The Golden Khersonese by Paul Wheatley is a thorough and scholarly attempt at reconstructing the historical geography of the Malay Peninsula from the beginning of our era to circa A.D. 1500. The nature of the sources makes it necessary to examine numerous bits of information in different languages and to combine them into a consistent picture. All these different kinds of evidence require their own methods of interpretation. Wheatley has divided his book into two major parts. In the first, comprising about two-thirds of his work, he analyses all the different sources; in the second, he arrives at a synthesis: after collecting all the evidence on Langkasuka, Takola and Kedah he traces the history of the Peninsula culminating in the description of fifteenth-century Malacca.

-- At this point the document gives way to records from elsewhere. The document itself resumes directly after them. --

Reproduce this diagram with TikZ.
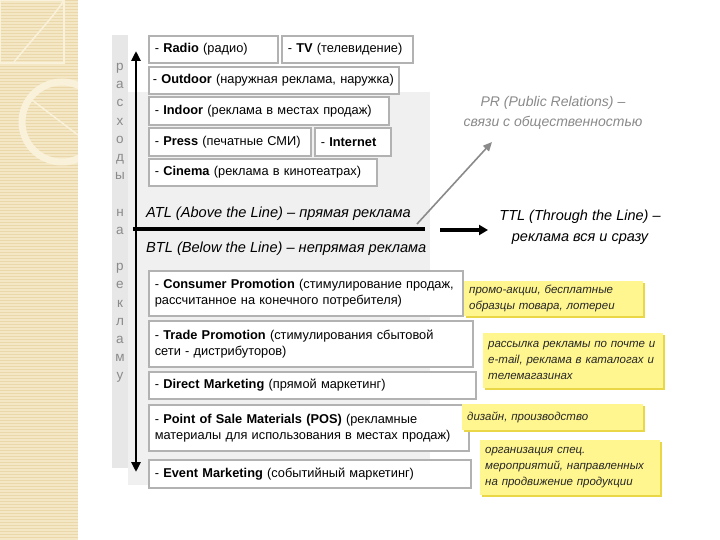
\documentclass[tikz,border=0pt]{standalone}
\usepackage{fontspec}
\setmainfont{Liberation Sans}
\usetikzlibrary{arrows.meta}
\definecolor{stripbg}{HTML}{F4E7C6}
\definecolor{stripln}{HTML}{EAD8AA}
\definecolor{decor}{HTML}{FAF1DA}
\definecolor{panel}{HTML}{F0F0F0}
\definecolor{colstrip}{HTML}{E7E7E7}
\definecolor{boxline}{HTML}{B2B2B2}
\definecolor{yel}{HTML}{FFF68F}
\definecolor{yelshadow}{HTML}{E9D748}
\definecolor{prgray}{HTML}{8A8A8A}
\tikzset{
  wbox/.style={draw=boxline, line width=1.6pt, fill=white, anchor=north west,
    inner xsep=6pt, inner ysep=0pt, align=left,
    font=\fontsize{12.8}{16}\selectfont},
  ybox/.style={fill=yel, anchor=north west, inner xsep=5pt, inner ysep=0pt,
    align=left, text=black!85, font=\fontsize{11.5}{16}\selectfont\itshape},
  thickarrow/.style={line width=3pt, -{Triangle[length=9pt,width=10pt]}},
}
\begin{document}
\begin{tikzpicture}[x=1pt,y=-1pt]
\useasboundingbox (0,0) rectangle (720,540);
\fill[white] (0,0) rectangle (720,540);
% decorative left strip
\fill[stripbg] (0,0) rectangle (78,540);
\foreach \i in {0,3,...,540} {\draw[stripln, line width=0.8pt] (0,\i) -- (78,\i);}
\begin{scope}
\clip (0,0) rectangle (78,540);
\draw[decor, line width=2pt] (0,0) rectangle (64,63);
\draw[decor, line width=1.5pt] (14,62) .. controls (40,30) and (55,15) .. (64,0);
\draw[decor, line width=7pt] (62,122) circle (40);
\draw[decor, line width=1.5pt] (32,100) -- (78,135);
\end{scope}
% gray panels
\fill[panel] (128,92) rectangle (430,485);
\fill[colstrip] (112,35) rectangle (128,468);
% ATL boxes
\node[wbox, minimum width=129pt, minimum height=27pt, text width=117pt] (radio) at (148,35) {- \textbf{Radio} (радио)};
\node[wbox, minimum width=131pt, minimum height=27pt, text width=119pt] (tv) at (281,35) {- \textbf{TV} (телевидение)};
\node[wbox, inner xsep=4pt, minimum width=250pt, minimum height=27pt, text width=242pt] (outdoor) at (148,66) {\mbox{- \textbf{Outdoor} (наружная реклама, наружка)}};
\node[wbox, minimum width=240pt, minimum height=28pt, text width=228pt] (indoor) at (148,96) {- \textbf{Indoor} (реклама в местах продаж)};
\node[wbox, minimum width=162pt, minimum height=28pt, text width=150pt] (press) at (148,127) {- \textbf{Press} (печатные СМИ)};
\node[wbox, minimum width=76pt, minimum height=28pt, text width=64pt] (internet) at (314,127) {- \textbf{Internet}};
\node[wbox, minimum width=228pt, minimum height=27pt, text width=216pt] (cinema) at (148,158) {- \textbf{Cinema} (реклама в кинотеатрах)};
% BTL boxes
\node[wbox, minimum width=314pt, minimum height=45pt, text width=302pt] (consumer) at (148,270) {- \textbf{Consumer Promotion} (стимулирование продаж,\\рассчитанное на конечного потребителя)};
\node[wbox, minimum width=324pt, minimum height=46pt, text width=312pt] (trade) at (148,320) {- \textbf{Trade Promotion} (стимулирования сбытовой\\сети - дистрибуторов)};
\node[wbox, minimum width=327pt, minimum height=27pt, text width=315pt] (direct) at (148,371) {- \textbf{Direct Marketing} (прямой маркетинг)};
\node[wbox, minimum width=320pt, minimum height=46pt, text width=308pt] (pos) at (148,404) {- \textbf{Point of Sale Materials (POS)} (рекламные\\материалы для использования в местах продаж)};
\node[wbox, minimum width=322pt, minimum height=28pt, text width=310pt] (event) at (148,459) {- \textbf{Event Marketing} (событийный маркетинг)};
% yellow notes
\foreach \x/\y/\w/\h in {464/281/179/35, 483/333/180/55, 462/404/181/26, 480/440/180/55}
  {\fill[yelshadow] (\x+2,\y+2) rectangle (\x+\w+2,\y+\h+2);}
\node[ybox, minimum width=179pt, minimum height=35pt, text width=169pt] (n1) at (464,281) {промо-акции, бесплатные\\образцы товара, лотереи};
\node[ybox, minimum width=180pt, minimum height=55pt, text width=170pt] (n2) at (483,333) {рассылка рекламы по почте и\\e-mail, реклама в каталогах и\\телемагазинах};
\node[ybox, minimum width=181pt, minimum height=26pt, text width=171pt] (n3) at (462,404) {дизайн, производство};
\node[ybox, minimum width=180pt, minimum height=55pt, text width=170pt] (n4) at (480,440) {организация спец.\\мероприятий, направленных\\на продвижение продукции};
% vertical label
\node[text=prgray, align=center, font=\fontsize{13.5}{18.2}\selectfont, inner sep=0pt] (vlabel) at (120,223)
  {р\\а\\с\\х\\о\\д\\ы\\\strut\\н\\а\\\strut\\р\\е\\к\\л\\а\\м\\у};
% vertical axis arrow
\coordinate (vtop) at (136,51);
\coordinate (vbot) at (136,472);
\draw[line width=2.6pt, {Triangle[length=10pt,width=9pt]}-{Triangle[length=10pt,width=9pt]}] (vbot) -- (vtop);
% ATL / BTL line and labels
\coordinate (lineL) at (133,229);
\coordinate (lineR) at (425,229);
\draw[line width=3.2pt] (lineL) -- (lineR);
\node[anchor=base west, inner sep=0pt, font=\fontsize{14.6}{16}\selectfont\itshape] (atl) at (146,218) {ATL (Above the Line) – прямая реклама};
\node[anchor=base west, inner sep=0pt, font=\fontsize{14.6}{16}\selectfont\itshape] (btl) at (146,252) {BTL (Below the Line) – непрямая реклама};
% PR
\node[text=prgray, align=center, font=\fontsize{14}{20}\selectfont\itshape] (pr) at (553,113) {PR (Public Relations) –\\связи с общественностью};
\coordinate (prstart) at (417,224);
\coordinate (prend) at (492,142);
\draw[prgray, line width=1.6pt, -{Triangle[length=9pt,width=8pt]}] (prstart) -- (prend);
% TTL
\node[align=center, font=\fontsize{14.5}{21}\selectfont\itshape] (ttl) at (580,227) {TTL (Through the Line) –\\реклама вся и сразу};
\coordinate (ttlstart) at (440,230);
\coordinate (ttlend) at (488,230);
\draw[thickarrow] (ttlstart) -- (ttlend);
\end{tikzpicture}
\end{document}
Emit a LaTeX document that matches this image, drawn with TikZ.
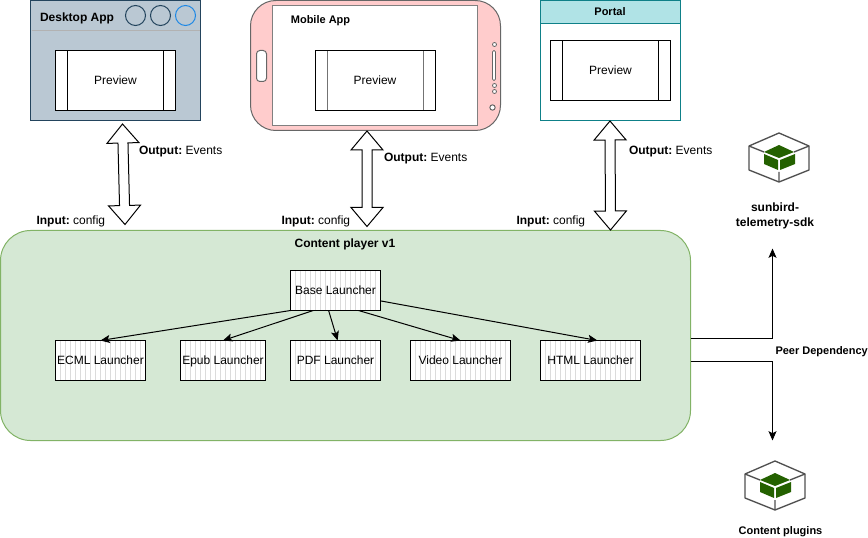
\documentclass[tikz,border=0pt]{standalone}
\usepackage{fontspec}
\setmainfont{Liberation Sans}
\frenchspacing
\usetikzlibrary{positioning,calc,arrows.meta,patterns.meta}
\definecolor{deskfill}{HTML}{BAC8D3}
\definecolor{deskline}{HTML}{23445D}
\definecolor{deskblue}{HTML}{1E88E5}
\definecolor{mobilefill}{HTML}{FFCCCC}
\definecolor{mobileline}{HTML}{666666}
\definecolor{portalfill}{HTML}{B0E3E6}
\definecolor{portalline}{HTML}{0E8088}
\definecolor{playerfill}{HTML}{D5E8D4}
\definecolor{playerline}{HTML}{82B366}
\definecolor{cubegreen}{HTML}{246100}
\definecolor{cubeline}{HTML}{505050}
\tikzset{sidecolor/.store in=\sidecolor,sidecolor=black}
\tikzstyle{preview}=[rectangle,draw=black,fill=white,line width=.75pt,minimum width=90pt,minimum height=45pt,
inner sep=0pt,outer sep=0pt,font=\fontsize{9}{11}\selectfont,text height=6.2pt,text depth=0pt,path picture={
\draw[\sidecolor,line width=.75pt] ([xshift=9pt]path picture bounding box.north west) -- ([xshift=9pt]path picture bounding box.south west);
\draw[\sidecolor,line width=.75pt] ([xshift=-9pt]path picture bounding box.north east) -- ([xshift=-9pt]path picture bounding box.south east);}]
\tikzstyle{launcher}=[rectangle,draw=black,line width=.75pt,minimum height=30pt,inner sep=0pt,outer sep=0pt,
preaction={fill=white},pattern={Lines[angle=90,distance=3.75pt,line width=.4pt]},pattern color=black!14,
font=\fontsize{9}{11}\selectfont,text height=6.2pt,text depth=0pt]
\tikzstyle{plain}=[inner sep=0pt,outer sep=0pt,font=\fontsize{9}{11}\selectfont,text height=6.2pt,text depth=0pt]
\tikzstyle{boldlabel}=[inner sep=0pt,outer sep=0pt,font=\fontsize{8.25}{11}\selectfont\bfseries,text height=5.7pt,text depth=0pt]
\tikzstyle{flow}=[line width=.75pt,-{Stealth[length=7pt,width=6pt,inset=1.5pt]}]
\tikzstyle{blockarrow}=[draw=black,fill=white,line width=.75pt,to path={
-- ($(\tikztostart)!14.25pt!(\tikztotarget)!12pt!90:(\tikztotarget)$)
-- ($(\tikztostart)!14.25pt!(\tikztotarget)!3.75pt!90:(\tikztotarget)$)
-- ($(\tikztotarget)!14.25pt!(\tikztostart)!3.75pt!-90:(\tikztostart)$)
-- ($(\tikztotarget)!14.25pt!(\tikztostart)!12pt!-90:(\tikztostart)$)
-- (\tikztotarget)
-- ($(\tikztotarget)!14.25pt!(\tikztostart)!12pt!90:(\tikztostart)$)
-- ($(\tikztotarget)!14.25pt!(\tikztostart)!3.75pt!90:(\tikztostart)$)
-- ($(\tikztostart)!14.25pt!(\tikztotarget)!3.75pt!-90:(\tikztotarget)$)
-- ($(\tikztostart)!14.25pt!(\tikztotarget)!12pt!-90:(\tikztotarget)$)
-- cycle}]
\tikzset{bundleicon/.pic={
  \draw[cubeline,line width=1pt,line join=round] (0,-24.5) -- (30,-11.5) -- (30,12.5) -- (0,24.5) -- (-30,12.5) -- (-30,-11.5) -- cycle;
  \draw[cubeline,line width=1pt] (-30,-11.5) -- (-15,-5.5) (30,-11.5) -- (15,-5.5) (0,14.5) -- (0,24.5);
  \fill[cubegreen] (0,-12.5) -- (15,-5.5) -- (0,0.5) -- (-15,-5.5) -- cycle;
  \fill[cubegreen] (-15,-3.5) -- (-1,2.5) -- (-1,12.5) -- (-15,6.5) -- cycle;
  \fill[cubegreen] (1,2.5) -- (16,-3.5) -- (16,6.5) -- (1,12.5) -- cycle;
}}

\begin{document}
\begin{tikzpicture}[x=.75pt,y=-.75pt]
            \useasboundingbox (-.5,-.5) rectangle (867.5,537.5);

            % Desktop app

            \node[rectangle,draw=deskline,fill=deskfill,line width=.75pt,minimum width=127.5pt,minimum height=90pt,inner sep=0pt,outer sep=0pt] (desktop) at (115,60) {};
            \draw[black!30,line width=.75pt] (31,30) -- (199,30);
            \node[circle,draw=deskline,line width=.75pt,minimum size=15pt,inner sep=0pt] (btnone) at (135,15) {};
            \node[circle,draw=deskline,line width=.75pt,minimum size=15pt,inner sep=0pt] (btntwo) at (160,15) {};
            \node[circle,draw=deskblue,line width=.75pt,minimum size=15pt,inner sep=0pt] (btnthree) at (185,15) {};
            \node[plain,font=\fontsize{9}{11}\selectfont\bfseries,anchor=west] (desktoptitle) at (39.5,17) {Desktop App};
            \node[preview] (previewa) at (115,80) {Preview};

            % Mobile app

            \node[rectangle,rounded corners=19pt,draw=mobileline,fill=mobilefill,line width=.75pt,minimum width=187.5pt,minimum height=97.5pt,inner sep=0pt,outer sep=0pt] (mobile) at (375,65) {};
            \node[rectangle,draw=black!50,fill=white,line width=.9pt,minimum width=154pt,minimum height=90.5pt,inner sep=0pt,outer sep=0pt] (screen) at (374.5,65) {};
            \node[rectangle,rounded corners=2.5pt,draw=mobileline,fill=white,line width=.75pt,minimum width=7.5pt,minimum height=23.25pt,inner sep=0pt] (homekey) at (261,65.5) {};
            \node[circle,draw=mobileline,fill=white,line width=.6pt,minimum size=3pt,inner sep=0pt] (sensora) at (494,44) {};
            \node[rectangle,rounded corners=1pt,draw=mobileline,fill=white,line width=.6pt,minimum width=2.25pt,minimum height=22.5pt,inner sep=0pt] (slot) at (493.5,65) {};
            \node[circle,draw=mobileline,fill=white,line width=.6pt,minimum size=3pt,inner sep=0pt] (sensorb) at (494,85) {};
            \node[circle,draw=mobileline,fill=white,line width=.6pt,minimum size=3pt,inner sep=0pt] (sensorc) at (494,91) {};
            \node[circle,draw=mobileline,fill=white,line width=.75pt,minimum size=4pt,inner sep=0pt] (sensord) at (492,107) {};
            \node[boldlabel] (mobiletitle) at (320,19.5) {Mobile App};
            \node[preview,sidecolor=black!55] (previewb) at (374.5,80) {Preview};

            % Portal

            \node[rectangle,draw=portalline,fill=white,line width=.75pt,minimum width=105pt,minimum height=90pt,inner sep=0pt,outer sep=0pt] (portal) at (610,60) {};
            \node[rectangle,draw=portalline,fill=portalfill,line width=.75pt,minimum width=105pt,minimum height=17.25pt,inner sep=0pt,outer sep=0pt] (portalhead) at (610,11.5) {};
            \node[boldlabel] (portaltitle) at (609.5,11.5) {Portal};
            \node[preview] (previewc) at (610,70) {Preview};

            % Content player

            \node[rectangle,rounded corners=22.5pt,draw=playerline,fill=playerfill,line width=.75pt,minimum width=517.5pt,minimum height=157.5pt,inner sep=0pt,outer sep=0pt] (player) at (345,335) {};
            \node[boldlabel,font=\fontsize{9}{11}\selectfont\bfseries] (playertitle) at (344.5,243.5) {Content player v1};

            \node[launcher,minimum width=67.5pt] (base) at (335,290) {Base Launcher};
            \node[launcher,minimum width=67.5pt,below=22.5pt of base] (pdf) {PDF Launcher};
            \node[launcher,minimum width=63.75pt,left=18.75pt of pdf] (epub) {Epub Launcher};
            \node[launcher,minimum width=67.5pt,left=26.25pt of epub] (ecml) {ECML Launcher};
            \node[launcher,minimum width=75pt,right=22.5pt of pdf] (video) {Video Launcher};
            \node[launcher,minimum width=75pt,right=22.5pt of video] (html) {HTML Launcher};

            \path[flow] (base.south west) edge (ecml.north);
            \path[flow] (base.222) edge (epub.north);
            \path[flow] (base.251) edge (pdf.84);
            \path[flow] (base.319) edge (video.north);
            \path[flow] (base.347.5) edge (html.71);

            % Input and output

            \coordinate (desktopup) at (122,123.5);
            \coordinate (desktopdown) at (124.5,224);
            \coordinate (mobileup) at (366.5,130.5);
            \coordinate (mobiledown) at (366.5,226);
            \coordinate (portalup) at (609.5,120.5);
            \coordinate (portaldown) at (610,229.5);

            \draw[blockarrow] (desktopup) to (desktopdown);
            \draw[blockarrow] (mobileup) to (mobiledown);
            \draw[blockarrow] (portalup) to (portaldown);

            \node[plain,anchor=west] (outa) at (138.5,149.5) {\textbf{Output:} Events};
            \node[plain,anchor=west] (outb) at (383.5,156.5) {\textbf{Output:} Events};
            \node[plain,anchor=west] (outc) at (628.5,149.5) {\textbf{Output:} Events};
            \node[plain,anchor=west] (ina) at (36,219.5) {\textbf{Input:} config};
            \node[plain,anchor=west] (inb) at (281,219.5) {\textbf{Input:} config};
            \node[plain,anchor=west] (inc) at (516,219.5) {\textbf{Input:} config};

            % Dependencies

            \coordinate (sdkin) at (772,248);
            \coordinate (pluginsin) at (772,440);
            \draw[flow] (player.east |- 0,338) -| (sdkin);
            \draw[flow] (player.east |- 0,361) -| (pluginsin);
            \node[boldlabel,anchor=west] (peer) at (775,350.5) {Peer Dependency};

            \pic at (778.5,157) {bundleicon};
            \node[inner sep=0pt,outer sep=0pt,align=center,font=\fontsize{9}{11.25}\selectfont\bfseries] (sdk) at (774.5,215.5) {sunbird-\\telemetry-sdk};
            \pic at (774.5,485) {bundleicon};
            \node[boldlabel] (plugins) at (780,530.5) {Content plugins};

        \end{tikzpicture}
\end{document}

The title, the “Golden Khersonese”, is derived from Ptolemy’s Geography, and is in fact the name by which he and his contemporaries referred to the Malay peninsula south of the latitude of Cape Tavoy. Even the most superficial student of Asian affairs cannot fail to appreciate that a peninsula so focally placed as this must have been subjected to many historical vicissitudes but, as the author points out, any scholar who seeks to reconstruct its early historical geography is beset by many problems which are largely unfamiliar to those of his fellows whose work is concentrated in the temperate occidental lands of Europe or North America.
Thus, for example, much of the physical evidence of settlement is quickly obliterated from the landscape by the ravages of climate, and the documentary records, which must inevitably provide the main sources of information, are scattered and fragmentary, and the task of unravelling and tying the appropriate threads together is immensely complicated by the number and diversity of languages in which these records are written. And indeed, owing to the many and wide variations which this last fact entails in the mere transliteration of ordinary vernacular names, the key to the early historical geography of such an area as this lies, as the author says, in the identification of place-names
Many detailed discussions, which would disturb the systematic treatment, are referred to not less than eleven appendixes. The work ends with a very full bibliography and an excellent index giving all the necessary cross-references. The value of Wheatley’s work is further enhanced by the addition of more than fifty excellently drawn maps which briefly summarize the author’s conclusions on the different aspects of his sources. This book will long remain the standard work on the historical geography of the Malay Peninsula and will prove an indispensable guide for all students of the history of South-East Asia.